- [INSTRUCTIONS TO FOLLOW]:
Leave out the pictures and copy the remaining records exactly.

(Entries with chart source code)
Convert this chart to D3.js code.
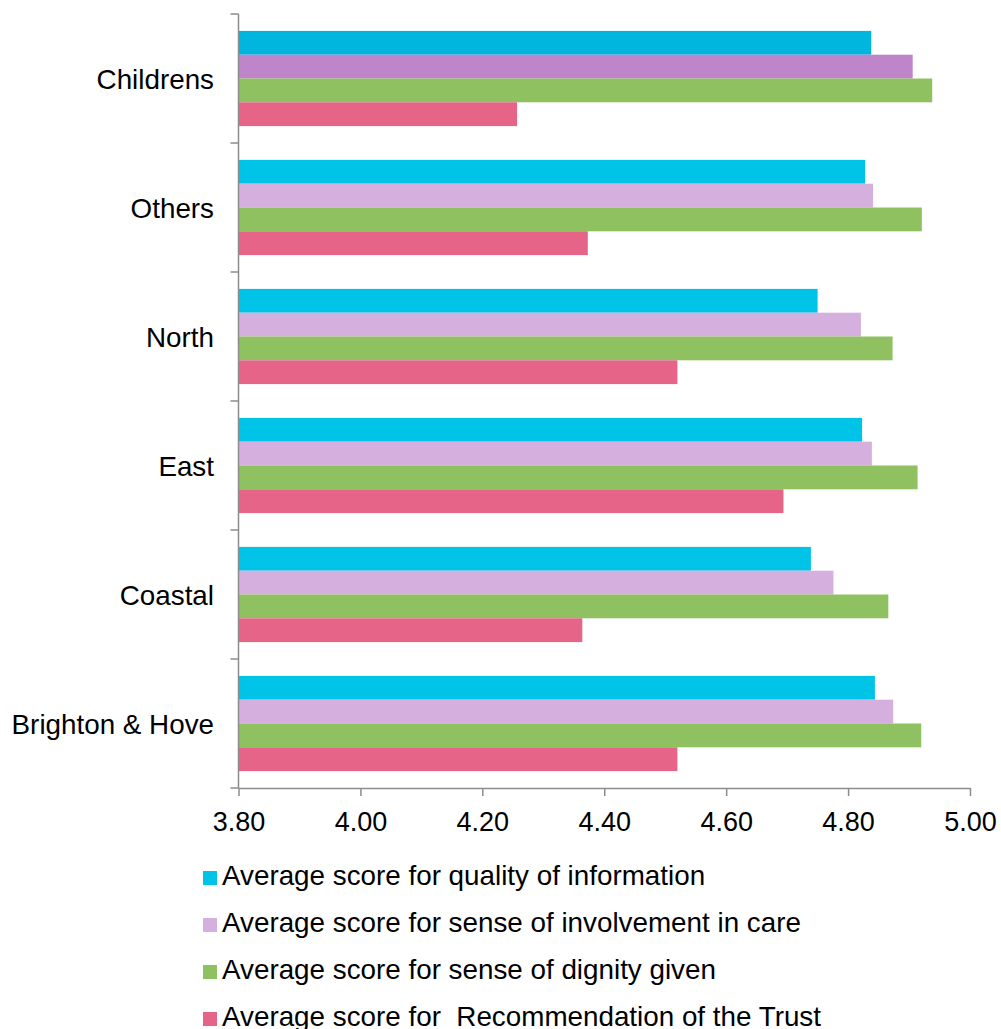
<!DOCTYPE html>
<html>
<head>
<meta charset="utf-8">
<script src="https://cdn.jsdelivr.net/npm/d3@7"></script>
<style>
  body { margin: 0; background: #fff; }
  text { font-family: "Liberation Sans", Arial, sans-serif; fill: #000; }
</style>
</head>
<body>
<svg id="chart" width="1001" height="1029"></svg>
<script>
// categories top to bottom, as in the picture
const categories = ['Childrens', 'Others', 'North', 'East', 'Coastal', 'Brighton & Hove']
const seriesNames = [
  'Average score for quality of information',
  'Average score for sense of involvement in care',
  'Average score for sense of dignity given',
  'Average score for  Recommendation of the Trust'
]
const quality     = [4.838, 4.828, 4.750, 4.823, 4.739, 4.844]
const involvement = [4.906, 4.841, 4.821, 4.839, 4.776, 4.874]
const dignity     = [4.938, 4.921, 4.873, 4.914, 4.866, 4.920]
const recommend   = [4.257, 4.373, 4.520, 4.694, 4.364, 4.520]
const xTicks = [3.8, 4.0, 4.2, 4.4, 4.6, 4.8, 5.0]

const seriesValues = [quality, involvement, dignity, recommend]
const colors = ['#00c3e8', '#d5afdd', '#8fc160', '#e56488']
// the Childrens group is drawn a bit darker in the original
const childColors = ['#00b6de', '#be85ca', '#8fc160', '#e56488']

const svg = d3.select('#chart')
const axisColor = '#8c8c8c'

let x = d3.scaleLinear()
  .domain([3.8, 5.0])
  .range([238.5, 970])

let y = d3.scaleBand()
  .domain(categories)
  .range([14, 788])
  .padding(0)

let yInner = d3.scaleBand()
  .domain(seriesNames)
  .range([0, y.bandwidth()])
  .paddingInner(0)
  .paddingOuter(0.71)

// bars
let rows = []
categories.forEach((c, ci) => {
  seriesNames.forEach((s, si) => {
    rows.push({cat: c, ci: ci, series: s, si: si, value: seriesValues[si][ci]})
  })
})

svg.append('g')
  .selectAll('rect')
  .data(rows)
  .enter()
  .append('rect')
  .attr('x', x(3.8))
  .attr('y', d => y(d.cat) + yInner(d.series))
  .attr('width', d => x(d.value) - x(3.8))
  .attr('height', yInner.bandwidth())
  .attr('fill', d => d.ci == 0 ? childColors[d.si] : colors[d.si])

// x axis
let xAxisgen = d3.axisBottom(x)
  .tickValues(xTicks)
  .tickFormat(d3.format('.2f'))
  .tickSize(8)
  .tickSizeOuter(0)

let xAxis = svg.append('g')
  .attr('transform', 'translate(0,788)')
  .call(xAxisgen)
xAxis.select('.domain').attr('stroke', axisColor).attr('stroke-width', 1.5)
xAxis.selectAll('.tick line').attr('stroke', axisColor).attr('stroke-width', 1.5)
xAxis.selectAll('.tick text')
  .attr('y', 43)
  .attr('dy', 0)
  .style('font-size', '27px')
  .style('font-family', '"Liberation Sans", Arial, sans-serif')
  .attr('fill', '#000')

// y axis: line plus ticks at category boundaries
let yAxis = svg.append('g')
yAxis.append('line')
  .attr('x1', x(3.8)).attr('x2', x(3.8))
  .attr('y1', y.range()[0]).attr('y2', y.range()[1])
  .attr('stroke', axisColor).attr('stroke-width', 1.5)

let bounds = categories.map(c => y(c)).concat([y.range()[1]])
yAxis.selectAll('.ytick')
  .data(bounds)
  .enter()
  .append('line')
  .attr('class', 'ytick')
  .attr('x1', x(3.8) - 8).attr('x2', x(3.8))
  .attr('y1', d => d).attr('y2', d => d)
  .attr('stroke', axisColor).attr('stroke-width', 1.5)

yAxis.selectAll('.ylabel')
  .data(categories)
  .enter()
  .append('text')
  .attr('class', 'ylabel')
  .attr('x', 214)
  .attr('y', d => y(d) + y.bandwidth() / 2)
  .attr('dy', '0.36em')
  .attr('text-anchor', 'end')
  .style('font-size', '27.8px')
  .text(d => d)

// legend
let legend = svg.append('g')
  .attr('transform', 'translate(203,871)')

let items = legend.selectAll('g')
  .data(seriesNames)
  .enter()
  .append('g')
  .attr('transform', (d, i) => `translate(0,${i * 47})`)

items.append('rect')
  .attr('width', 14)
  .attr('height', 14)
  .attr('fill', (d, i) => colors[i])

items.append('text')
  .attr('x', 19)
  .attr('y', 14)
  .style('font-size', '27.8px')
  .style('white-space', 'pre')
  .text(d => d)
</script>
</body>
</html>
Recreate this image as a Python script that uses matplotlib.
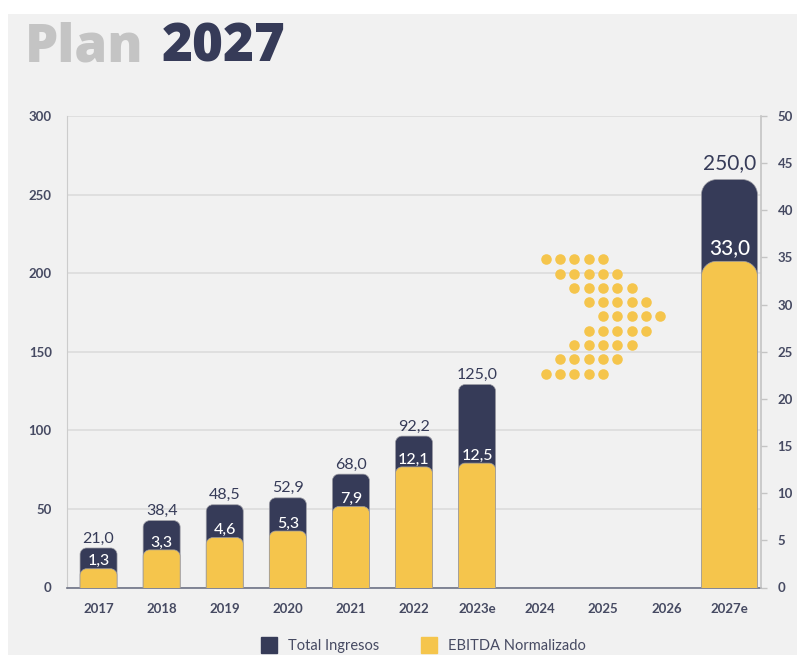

- [ANSWER TO THIS PROBLEM]:
Convert this chart to D3.js code.
<!DOCTYPE html>
<html>
<head>
<meta charset="utf-8">
<script src="https://cdn.jsdelivr.net/npm/d3@7"></script>
<style>
  body { margin: 0; background: #fff; }
  text { font-family: "Liberation Sans", Arial, sans-serif; fill: #000; }
</style>
</head>
<body>
<svg id="chart" width="1001" height="1029"></svg>
<script>
// categories top to bottom, as in the picture
const categories = ['Childrens', 'Others', 'North', 'East', 'Coastal', 'Brighton & Hove']
const seriesNames = [
  'Average score for quality of information',
  'Average score for sense of involvement in care',
  'Average score for sense of dignity given',
  'Average score for  Recommendation of the Trust'
]
const quality     = [4.838, 4.828, 4.750, 4.823, 4.739, 4.844]
const involvement = [4.906, 4.841, 4.821, 4.839, 4.776, 4.874]
const dignity     = [4.938, 4.921, 4.873, 4.914, 4.866, 4.920]
const recommend   = [4.257, 4.373, 4.520, 4.694, 4.364, 4.520]
const xTicks = [3.8, 4.0, 4.2, 4.4, 4.6, 4.8, 5.0]

const seriesValues = [quality, involvement, dignity, recommend]
const colors = ['#00c3e8', '#d5afdd', '#8fc160', '#e56488']
// the Childrens group is drawn a bit darker in the original
const childColors = ['#00b6de', '#be85ca', '#8fc160', '#e56488']

const svg = d3.select('#chart')
const axisColor = '#8c8c8c'

let x = d3.scaleLinear()
  .domain([3.8, 5.0])
  .range([238.5, 970])

let y = d3.scaleBand()
  .domain(categories)
  .range([14, 788])
  .padding(0)

let yInner = d3.scaleBand()
  .domain(seriesNames)
  .range([0, y.bandwidth()])
  .paddingInner(0)
  .paddingOuter(0.71)

// bars
let rows = []
categories.forEach((c, ci) => {
  seriesNames.forEach((s, si) => {
    rows.push({cat: c, ci: ci, series: s, si: si, value: seriesValues[si][ci]})
  })
})

svg.append('g')
  .selectAll('rect')
  .data(rows)
  .enter()
  .append('rect')
  .attr('x', x(3.8))
  .attr('y', d => y(d.cat) + yInner(d.series))
  .attr('width', d => x(d.value) - x(3.8))
  .attr('height', yInner.bandwidth())
  .attr('fill', d => d.ci == 0 ? childColors[d.si] : colors[d.si])

// x axis
let xAxisgen = d3.axisBottom(x)
  .tickValues(xTicks)
  .tickFormat(d3.format('.2f'))
  .tickSize(8)
  .tickSizeOuter(0)

let xAxis = svg.append('g')
  .attr('transform', 'translate(0,788)')
  .call(xAxisgen)
xAxis.select('.domain').attr('stroke', axisColor).attr('stroke-width', 1.5)
xAxis.selectAll('.tick line').attr('stroke', axisColor).attr('stroke-width', 1.5)
xAxis.selectAll('.tick text')
  .attr('y', 43)
  .attr('dy', 0)
  .style('font-size', '27px')
  .style('font-family', '"Liberation Sans", Arial, sans-serif')
  .attr('fill', '#000')

// y axis: line plus ticks at category boundaries
let yAxis = svg.append('g')
yAxis.append('line')
  .attr('x1', x(3.8)).attr('x2', x(3.8))
  .attr('y1', y.range()[0]).attr('y2', y.range()[1])
  .attr('stroke', axisColor).attr('stroke-width', 1.5)

let bounds = categories.map(c => y(c)).concat([y.range()[1]])
yAxis.selectAll('.ytick')
  .data(bounds)
  .enter()
  .append('line')
  .attr('class', 'ytick')
  .attr('x1', x(3.8) - 8).attr('x2', x(3.8))
  .attr('y1', d => d).attr('y2', d => d)
  .attr('stroke', axisColor).attr('stroke-width', 1.5)

yAxis.selectAll('.ylabel')
  .data(categories)
  .enter()
  .append('text')
  .attr('class', 'ylabel')
  .attr('x', 214)
  .attr('y', d => y(d) + y.bandwidth() / 2)
  .attr('dy', '0.36em')
  .attr('text-anchor', 'end')
  .style('font-size', '27.8px')
  .text(d => d)

// legend
let legend = svg.append('g')
  .attr('transform', 'translate(203,871)')

let items = legend.selectAll('g')
  .data(seriesNames)
  .enter()
  .append('g')
  .attr('transform', (d, i) => `translate(0,${i * 47})`)

items.append('rect')
  .attr('width', 14)
  .attr('height', 14)
  .attr('fill', (d, i) => colors[i])

items.append('text')
  .attr('x', 19)
  .attr('y', 14)
  .style('font-size', '27.8px')
  .style('white-space', 'pre')
  .text(d => d)
</script>
</body>
</html>
Recreate this image as a Python script that uses matplotlib.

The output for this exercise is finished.